Information shown
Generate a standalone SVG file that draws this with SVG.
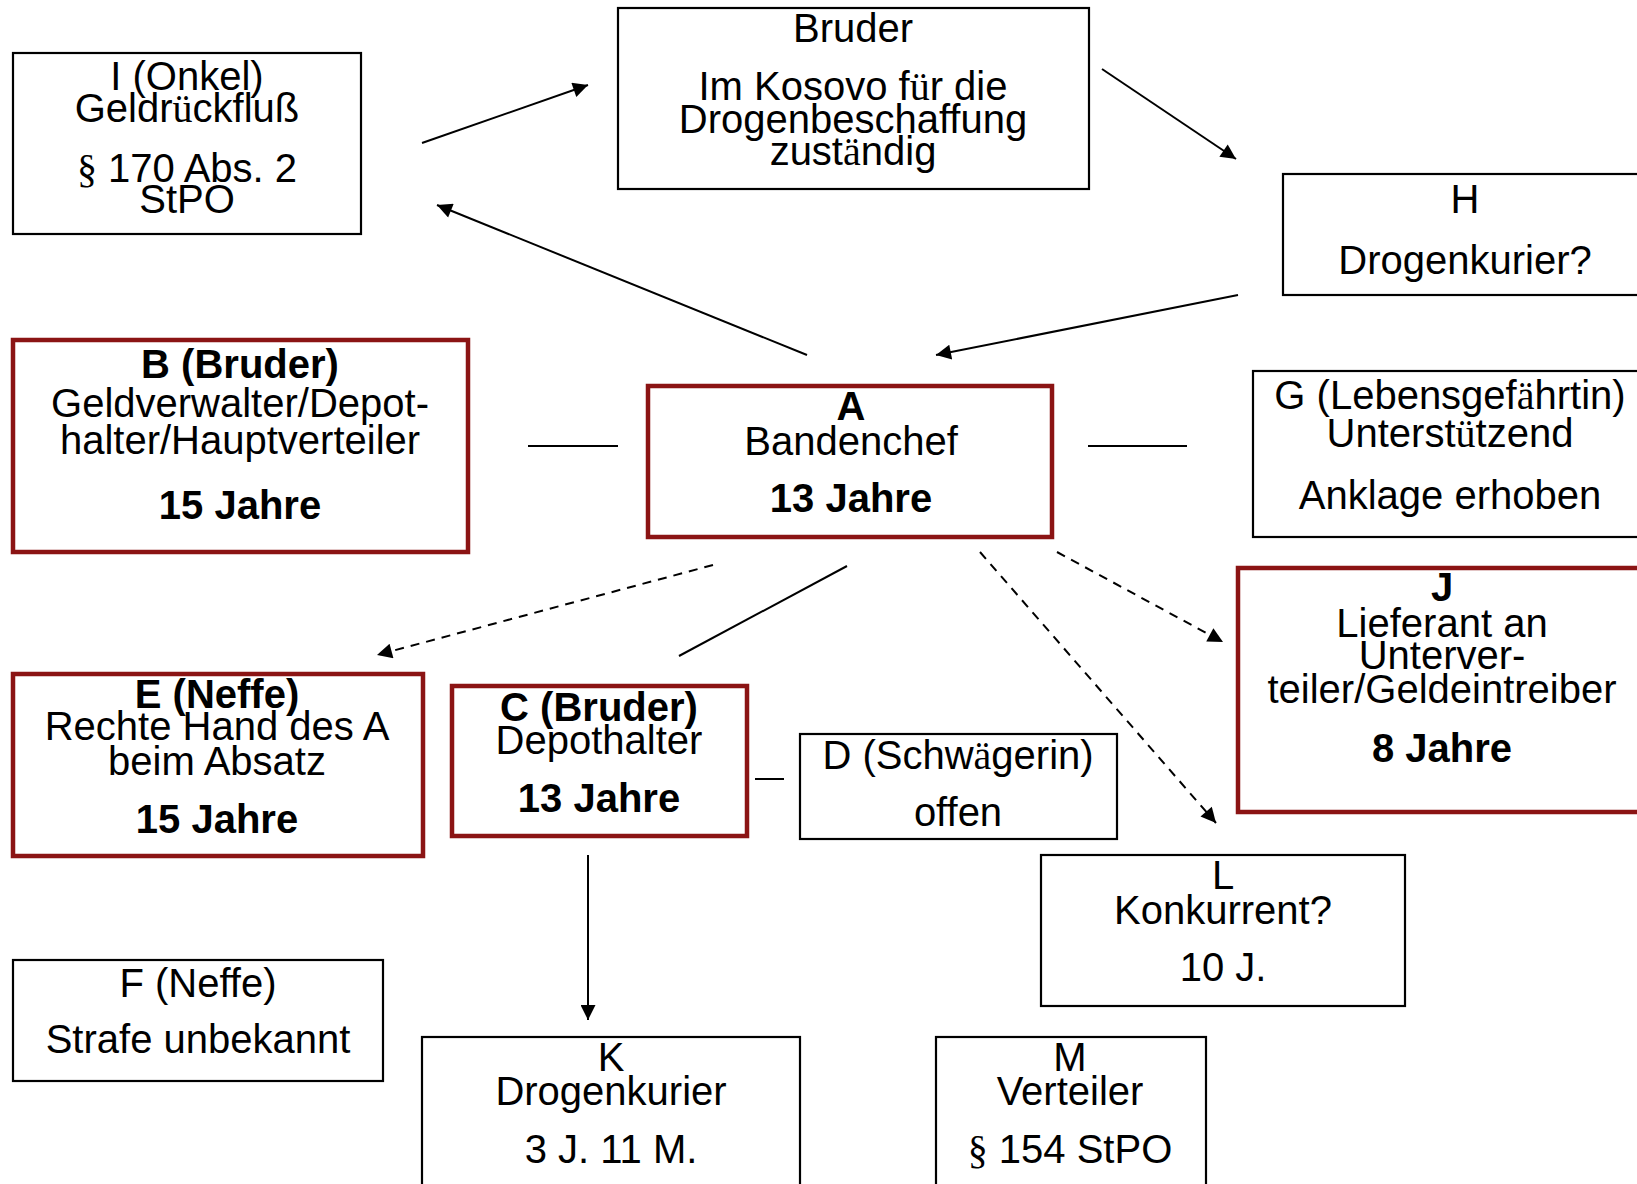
<svg xmlns="http://www.w3.org/2000/svg" width="1637" height="1184" viewBox="0 0 1637 1184">
<defs>
<marker id="ah" viewBox="0 0 10 10" refX="10" refY="5" markerWidth="20" markerHeight="15" markerUnits="userSpaceOnUse" orient="auto">
<path d="M0,0 L10,5 L0,10 z" fill="#000"/>
</marker>
<style>
.b{fill:#fff;stroke:#000;stroke-width:2.2}
.r{fill:#fff;stroke:#8b1414;stroke-width:4.5}
text{font-family:"Liberation Sans",Arial,sans-serif;font-size:40px;fill:#000;text-anchor:middle}
.bd{font-weight:bold}
.s{font-family:"Liberation Serif","Times New Roman",serif}
.c{stroke:#000;stroke-width:2;fill:none}
.d{stroke-dasharray:9 7}
</style>
</defs>
<rect width="1637" height="1184" fill="#fff"/>
<g id="connectors">
<line class="c" x1="422" y1="143" x2="588" y2="85" marker-end="url(#ah)"/>
<line class="c" x1="807" y1="355" x2="437" y2="205" marker-end="url(#ah)"/>
<line class="c" x1="1102" y1="69" x2="1236" y2="159" marker-end="url(#ah)"/>
<line class="c" x1="1238" y1="295" x2="936" y2="355" marker-end="url(#ah)"/>
<line class="c" x1="528" y1="446" x2="618" y2="446"/>
<line class="c" x1="1088" y1="446" x2="1187" y2="446"/>
<line class="c d" x1="713" y1="565" x2="377" y2="655" marker-end="url(#ah)"/>
<line class="c" x1="847" y1="566" x2="679" y2="656"/>
<line class="c d" x1="980" y1="552" x2="1216" y2="823" marker-end="url(#ah)"/>
<line class="c d" x1="1057" y1="552" x2="1223" y2="642" marker-end="url(#ah)"/>
<line class="c" x1="755" y1="779" x2="784" y2="779"/>
<line class="c" x1="588" y1="855" x2="588" y2="1020" marker-end="url(#ah)"/>
</g>
<g id="node-I">
<rect class="b" x="13" y="53" width="348" height="181"/>
<text x="187" y="90">I (Onkel)</text>
<text x="187" y="122">Geldr<tspan class="s">ü</tspan>ckfluß</text>
<text x="187" y="182"><tspan class="s">§</tspan> 170 Abs. 2</text>
<text x="187" y="213">StPO</text>
</g>
<g id="node-Bruder">
<rect class="b" x="618" y="8" width="471" height="181"/>
<text x="853" y="42">Bruder</text>
<text x="853" y="100">Im Kosovo f<tspan class="s">ü</tspan>r die</text>
<text x="853" y="133">Drogenbeschaffung</text>
<text x="853" y="165">zust<tspan class="s">ä</tspan>ndig</text>
</g>
<g id="node-H">
<rect class="b" x="1283" y="174" width="370" height="121"/>
<text x="1465" y="213">H</text>
<text x="1465" y="274">Drogenkurier?</text>
</g>
<g id="node-B">
<rect class="r" x="13" y="340" width="455" height="212"/>
<text class="bd" x="240" y="378">B (Bruder)</text>
<text x="240" y="417">Geldverwalter/Depot-</text>
<text x="240" y="454">halter/Hauptverteiler</text>
<text class="bd" x="240" y="519">15 Jahre</text>
</g>
<g id="node-A">
<rect class="r" x="648" y="386" width="404" height="151"/>
<text class="bd" x="851" y="420">A</text>
<text x="851" y="455">Bandenchef</text>
<text class="bd" x="851" y="512">13 Jahre</text>
</g>
<g id="node-G">
<rect class="b" x="1253" y="371" width="400" height="166"/>
<text x="1450" y="409">G (Lebensgef<tspan class="s">ä</tspan>hrtin)</text>
<text x="1450" y="447">Unterst<tspan class="s">ü</tspan>tzend</text>
<text x="1450" y="509">Anklage erhoben</text>
</g>
<g id="node-J">
<rect class="r" x="1238" y="568" width="415" height="244"/>
<text class="bd" x="1442" y="601">J</text>
<text x="1442" y="637">Lieferant an</text>
<text x="1442" y="669">Unterver-</text>
<text x="1442" y="703">teiler/Geldeintreiber</text>
<text class="bd" x="1442" y="762">8 Jahre</text>
</g>
<g id="node-E">
<rect class="r" x="13" y="674" width="410" height="182"/>
<text class="bd" x="217" y="708">E (Neffe)</text>
<text x="217" y="740">Rechte Hand des A</text>
<text x="217" y="775">beim Absatz</text>
<text class="bd" x="217" y="833">15 Jahre</text>
</g>
<g id="node-C">
<rect class="r" x="452" y="686" width="295" height="150"/>
<text class="bd" x="599" y="721">C (Bruder)</text>
<text x="599" y="754">Depothalter</text>
<text class="bd" x="599" y="812">13 Jahre</text>
</g>
<g id="node-D">
<rect class="b" x="800" y="734" width="317" height="105"/>
<text x="958" y="769">D (Schw<tspan class="s">ä</tspan>gerin)</text>
<text x="958" y="826">offen</text>
</g>
<g id="node-L">
<rect class="b" x="1041" y="855" width="364" height="151"/>
<text x="1223" y="889">L</text>
<text x="1223" y="924">Konkurrent?</text>
<text x="1223" y="981">10 J.</text>
</g>
<g id="node-F">
<rect class="b" x="13" y="960" width="370" height="121"/>
<text x="198" y="997">F (Neffe)</text>
<text x="198" y="1053">Strafe unbekannt</text>
</g>
<g id="node-K">
<rect class="b" x="422" y="1037" width="378" height="160"/>
<text x="611" y="1071">K</text>
<text x="611" y="1105">Drogenkurier</text>
<text x="611" y="1163">3 J. 11 M.</text>
</g>
<g id="node-M">
<rect class="b" x="936" y="1037" width="270" height="160"/>
<text x="1070" y="1071">M</text>
<text x="1070" y="1105">Verteiler</text>
<text x="1070" y="1163"><tspan class="s">§</tspan> 154 StPO</text>
</g>
</svg>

Work instructions
Repeat the listing in full and exactly. Do not include any images.

Exercise response
Generate a standalone SVG file that draws this with SVG.
<svg xmlns="http://www.w3.org/2000/svg" width="1637" height="1184" viewBox="0 0 1637 1184">
<defs>
<marker id="ah" viewBox="0 0 10 10" refX="10" refY="5" markerWidth="20" markerHeight="15" markerUnits="userSpaceOnUse" orient="auto">
<path d="M0,0 L10,5 L0,10 z" fill="#000"/>
</marker>
<style>
.b{fill:#fff;stroke:#000;stroke-width:2.2}
.r{fill:#fff;stroke:#8b1414;stroke-width:4.5}
text{font-family:"Liberation Sans",Arial,sans-serif;font-size:40px;fill:#000;text-anchor:middle}
.bd{font-weight:bold}
.s{font-family:"Liberation Serif","Times New Roman",serif}
.c{stroke:#000;stroke-width:2;fill:none}
.d{stroke-dasharray:9 7}
</style>
</defs>
<rect width="1637" height="1184" fill="#fff"/>
<g id="connectors">
<line class="c" x1="422" y1="143" x2="588" y2="85" marker-end="url(#ah)"/>
<line class="c" x1="807" y1="355" x2="437" y2="205" marker-end="url(#ah)"/>
<line class="c" x1="1102" y1="69" x2="1236" y2="159" marker-end="url(#ah)"/>
<line class="c" x1="1238" y1="295" x2="936" y2="355" marker-end="url(#ah)"/>
<line class="c" x1="528" y1="446" x2="618" y2="446"/>
<line class="c" x1="1088" y1="446" x2="1187" y2="446"/>
<line class="c d" x1="713" y1="565" x2="377" y2="655" marker-end="url(#ah)"/>
<line class="c" x1="847" y1="566" x2="679" y2="656"/>
<line class="c d" x1="980" y1="552" x2="1216" y2="823" marker-end="url(#ah)"/>
<line class="c d" x1="1057" y1="552" x2="1223" y2="642" marker-end="url(#ah)"/>
<line class="c" x1="755" y1="779" x2="784" y2="779"/>
<line class="c" x1="588" y1="855" x2="588" y2="1020" marker-end="url(#ah)"/>
</g>
<g id="node-I">
<rect class="b" x="13" y="53" width="348" height="181"/>
<text x="187" y="90">I (Onkel)</text>
<text x="187" y="122">Geldr<tspan class="s">ü</tspan>ckfluß</text>
<text x="187" y="182"><tspan class="s">§</tspan> 170 Abs. 2</text>
<text x="187" y="213">StPO</text>
</g>
<g id="node-Bruder">
<rect class="b" x="618" y="8" width="471" height="181"/>
<text x="853" y="42">Bruder</text>
<text x="853" y="100">Im Kosovo f<tspan class="s">ü</tspan>r die</text>
<text x="853" y="133">Drogenbeschaffung</text>
<text x="853" y="165">zust<tspan class="s">ä</tspan>ndig</text>
</g>
<g id="node-H">
<rect class="b" x="1283" y="174" width="370" height="121"/>
<text x="1465" y="213">H</text>
<text x="1465" y="274">Drogenkurier?</text>
</g>
<g id="node-B">
<rect class="r" x="13" y="340" width="455" height="212"/>
<text class="bd" x="240" y="378">B (Bruder)</text>
<text x="240" y="417">Geldverwalter/Depot-</text>
<text x="240" y="454">halter/Hauptverteiler</text>
<text class="bd" x="240" y="519">15 Jahre</text>
</g>
<g id="node-A">
<rect class="r" x="648" y="386" width="404" height="151"/>
<text class="bd" x="851" y="420">A</text>
<text x="851" y="455">Bandenchef</text>
<text class="bd" x="851" y="512">13 Jahre</text>
</g>
<g id="node-G">
<rect class="b" x="1253" y="371" width="400" height="166"/>
<text x="1450" y="409">G (Lebensgef<tspan class="s">ä</tspan>hrtin)</text>
<text x="1450" y="447">Unterst<tspan class="s">ü</tspan>tzend</text>
<text x="1450" y="509">Anklage erhoben</text>
</g>
<g id="node-J">
<rect class="r" x="1238" y="568" width="415" height="244"/>
<text class="bd" x="1442" y="601">J</text>
<text x="1442" y="637">Lieferant an</text>
<text x="1442" y="669">Unterver-</text>
<text x="1442" y="703">teiler/Geldeintreiber</text>
<text class="bd" x="1442" y="762">8 Jahre</text>
</g>
<g id="node-E">
<rect class="r" x="13" y="674" width="410" height="182"/>
<text class="bd" x="217" y="708">E (Neffe)</text>
<text x="217" y="740">Rechte Hand des A</text>
<text x="217" y="775">beim Absatz</text>
<text class="bd" x="217" y="833">15 Jahre</text>
</g>
<g id="node-C">
<rect class="r" x="452" y="686" width="295" height="150"/>
<text class="bd" x="599" y="721">C (Bruder)</text>
<text x="599" y="754">Depothalter</text>
<text class="bd" x="599" y="812">13 Jahre</text>
</g>
<g id="node-D">
<rect class="b" x="800" y="734" width="317" height="105"/>
<text x="958" y="769">D (Schw<tspan class="s">ä</tspan>gerin)</text>
<text x="958" y="826">offen</text>
</g>
<g id="node-L">
<rect class="b" x="1041" y="855" width="364" height="151"/>
<text x="1223" y="889">L</text>
<text x="1223" y="924">Konkurrent?</text>
<text x="1223" y="981">10 J.</text>
</g>
<g id="node-F">
<rect class="b" x="13" y="960" width="370" height="121"/>
<text x="198" y="997">F (Neffe)</text>
<text x="198" y="1053">Strafe unbekannt</text>
</g>
<g id="node-K">
<rect class="b" x="422" y="1037" width="378" height="160"/>
<text x="611" y="1071">K</text>
<text x="611" y="1105">Drogenkurier</text>
<text x="611" y="1163">3 J. 11 M.</text>
</g>
<g id="node-M">
<rect class="b" x="936" y="1037" width="270" height="160"/>
<text x="1070" y="1071">M</text>
<text x="1070" y="1105">Verteiler</text>
<text x="1070" y="1163"><tspan class="s">§</tspan> 154 StPO</text>
</g>
</svg>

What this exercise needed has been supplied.